4年間の中で一番がんばってきた証
昨年だけではなく、一昨年前も3位決定戦で拓殖大学には敗れている。いずれもコートで戦ってきた石原は、「特に昨年は先輩たちと一緒に本当に悔しい思いをしました。正直、インカレが終わった後はやる気を失ってしまったくらい無様な負け方でした」と思い返すだけでも苦しい結果だった。その気持ちを晴らすには、インカレでやり返すしかない。今年の4年生は2人しかいないため、必然的に下級生に頼らねばならず、底上げをするためにも「4年間の中で一番がんばってきたので、それが今日の勝利で報われたかなと思います」と満面の笑顔を見せた。
「ねばり勝ち」と勝因を挙げる木村監督。「粘って接戦に持ち込むことができれば、下級生たちにとっては貴重な体験になる」と、寛大な気持ちで1・2年生のインサイド陣の成長を促していた。第3クォーター残り2分23秒で4つ目のファウルを取られた國井だったが、木村監督は続投させる。國井は、「一人では守れないことは分かっていたので、インカレがはじまる前から高さに対する練習をずっとしてきました。

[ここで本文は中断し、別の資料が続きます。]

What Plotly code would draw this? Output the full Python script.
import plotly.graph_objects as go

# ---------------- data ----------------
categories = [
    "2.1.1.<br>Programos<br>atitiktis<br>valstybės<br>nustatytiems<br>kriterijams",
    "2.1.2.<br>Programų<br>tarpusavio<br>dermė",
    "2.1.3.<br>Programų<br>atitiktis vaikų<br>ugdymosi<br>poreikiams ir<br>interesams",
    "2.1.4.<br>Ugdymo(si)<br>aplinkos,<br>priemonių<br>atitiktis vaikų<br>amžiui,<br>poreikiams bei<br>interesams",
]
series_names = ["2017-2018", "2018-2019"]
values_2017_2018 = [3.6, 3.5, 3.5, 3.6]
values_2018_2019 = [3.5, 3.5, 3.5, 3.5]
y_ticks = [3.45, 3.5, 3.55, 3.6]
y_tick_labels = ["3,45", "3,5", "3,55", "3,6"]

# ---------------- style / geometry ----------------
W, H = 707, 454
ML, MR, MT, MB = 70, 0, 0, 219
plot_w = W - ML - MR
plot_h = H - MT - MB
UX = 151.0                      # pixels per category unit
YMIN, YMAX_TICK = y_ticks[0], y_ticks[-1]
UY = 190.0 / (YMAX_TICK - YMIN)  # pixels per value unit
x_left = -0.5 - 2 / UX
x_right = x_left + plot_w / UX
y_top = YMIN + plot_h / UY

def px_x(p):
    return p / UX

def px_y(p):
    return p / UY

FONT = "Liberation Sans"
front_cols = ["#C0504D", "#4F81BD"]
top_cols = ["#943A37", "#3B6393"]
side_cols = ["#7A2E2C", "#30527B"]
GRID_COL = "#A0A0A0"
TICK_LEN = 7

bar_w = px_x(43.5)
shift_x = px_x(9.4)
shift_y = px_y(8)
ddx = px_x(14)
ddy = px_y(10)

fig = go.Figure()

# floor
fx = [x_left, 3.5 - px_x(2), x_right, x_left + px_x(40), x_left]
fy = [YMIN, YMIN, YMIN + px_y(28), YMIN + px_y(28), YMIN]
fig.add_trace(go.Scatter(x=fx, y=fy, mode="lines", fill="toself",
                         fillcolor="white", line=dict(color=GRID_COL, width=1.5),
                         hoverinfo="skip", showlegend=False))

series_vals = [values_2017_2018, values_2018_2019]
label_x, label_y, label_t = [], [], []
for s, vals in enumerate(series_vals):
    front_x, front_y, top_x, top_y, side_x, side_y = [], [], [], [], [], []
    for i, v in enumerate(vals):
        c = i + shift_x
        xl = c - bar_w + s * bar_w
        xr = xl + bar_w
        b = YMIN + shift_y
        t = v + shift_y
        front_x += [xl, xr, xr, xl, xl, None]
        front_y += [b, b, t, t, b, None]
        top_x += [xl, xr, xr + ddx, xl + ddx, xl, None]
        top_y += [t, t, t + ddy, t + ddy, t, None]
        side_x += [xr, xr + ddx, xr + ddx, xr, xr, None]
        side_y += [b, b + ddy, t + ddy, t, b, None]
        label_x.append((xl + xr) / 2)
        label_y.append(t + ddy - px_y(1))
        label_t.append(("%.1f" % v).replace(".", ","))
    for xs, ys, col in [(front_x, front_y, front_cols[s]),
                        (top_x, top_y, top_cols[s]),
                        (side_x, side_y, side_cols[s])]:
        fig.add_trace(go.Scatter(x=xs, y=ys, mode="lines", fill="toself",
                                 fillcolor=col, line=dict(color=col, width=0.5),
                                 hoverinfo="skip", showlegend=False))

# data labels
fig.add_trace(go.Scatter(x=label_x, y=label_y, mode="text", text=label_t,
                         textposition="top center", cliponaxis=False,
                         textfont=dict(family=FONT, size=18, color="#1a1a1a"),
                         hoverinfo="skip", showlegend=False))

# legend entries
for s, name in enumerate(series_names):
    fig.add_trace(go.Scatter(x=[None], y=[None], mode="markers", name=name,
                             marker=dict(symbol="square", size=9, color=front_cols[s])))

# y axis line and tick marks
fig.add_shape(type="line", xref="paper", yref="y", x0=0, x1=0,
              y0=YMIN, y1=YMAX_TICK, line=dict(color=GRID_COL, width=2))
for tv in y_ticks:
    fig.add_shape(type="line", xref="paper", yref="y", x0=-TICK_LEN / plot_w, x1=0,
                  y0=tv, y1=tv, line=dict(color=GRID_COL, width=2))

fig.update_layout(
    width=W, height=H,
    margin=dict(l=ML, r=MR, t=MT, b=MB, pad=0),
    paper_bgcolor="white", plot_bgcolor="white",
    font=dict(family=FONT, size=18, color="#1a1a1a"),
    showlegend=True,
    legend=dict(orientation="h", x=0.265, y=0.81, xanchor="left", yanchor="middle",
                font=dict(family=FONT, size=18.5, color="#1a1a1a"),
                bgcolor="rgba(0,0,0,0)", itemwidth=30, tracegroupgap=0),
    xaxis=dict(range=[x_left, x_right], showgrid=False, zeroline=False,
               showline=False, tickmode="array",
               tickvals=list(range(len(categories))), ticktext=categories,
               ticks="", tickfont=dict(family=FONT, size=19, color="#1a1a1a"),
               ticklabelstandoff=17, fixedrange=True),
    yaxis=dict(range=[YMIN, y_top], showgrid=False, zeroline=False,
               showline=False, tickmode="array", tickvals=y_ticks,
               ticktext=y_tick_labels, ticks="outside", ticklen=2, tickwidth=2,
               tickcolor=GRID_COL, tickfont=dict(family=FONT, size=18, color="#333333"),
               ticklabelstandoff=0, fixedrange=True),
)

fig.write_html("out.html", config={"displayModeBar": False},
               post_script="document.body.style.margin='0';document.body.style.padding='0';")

5人で守るという目標を立てたとおり、みんなで守ることができました」と自信を得た。第4クォーター残り6分42秒を残して國井はファウルアウトするが、それでもみんなで守り抜いたことが練習の成果である。リバウンドでは、インサイド陣が身体を張り、アウトサイドから飛び込んできた石原が4本、鬼塚と#18 坂本雅は6本を記録し、粘り強いチームディフェンスが勝利を呼び込んだ。
昨年の拓殖大学戦も先発で起用された國井だが、3分30秒しかプレータイムは与えられなかった。1年後、33分17秒に出場時間を延ばし、14点/5リバウンドの活躍で成長した姿を見せた。
「昨年は自分のプレーができず、悔しい部分がありました。今年はずっとスタートで使ってもらっているので、絶対に先輩のためにも勝ちたかったですし、このインカレに全てを懸けて戦っています」
クンバには26点を許したが、「こちらのプランの許容範囲内。最後は、接戦になったら絶対にクンバのところで攻めてくるとは伝えていた。カバーリングはファウルになってしまった部分もあるが、それらも含めて合格点」と木村監督は評価。待望の180cm台である#17 西村春佳(183cm)が加入し、期待を寄せる。延長の最後の場面もコートに立っていた。「少し硬かったが、唯一のうちのセンター。明日の準決勝はやられてもいいから、プレータイムを伸ばして使いたい」とさらに貴重な経験となるビッグマン擁する白鷗大学に挑む。
強気でチームを引っ張る4年生と、この勝利で勢いに乗る下級生の力でさらなる勝利を目指す。石原は自信を持って、準決勝・白鷗大学へ向かう。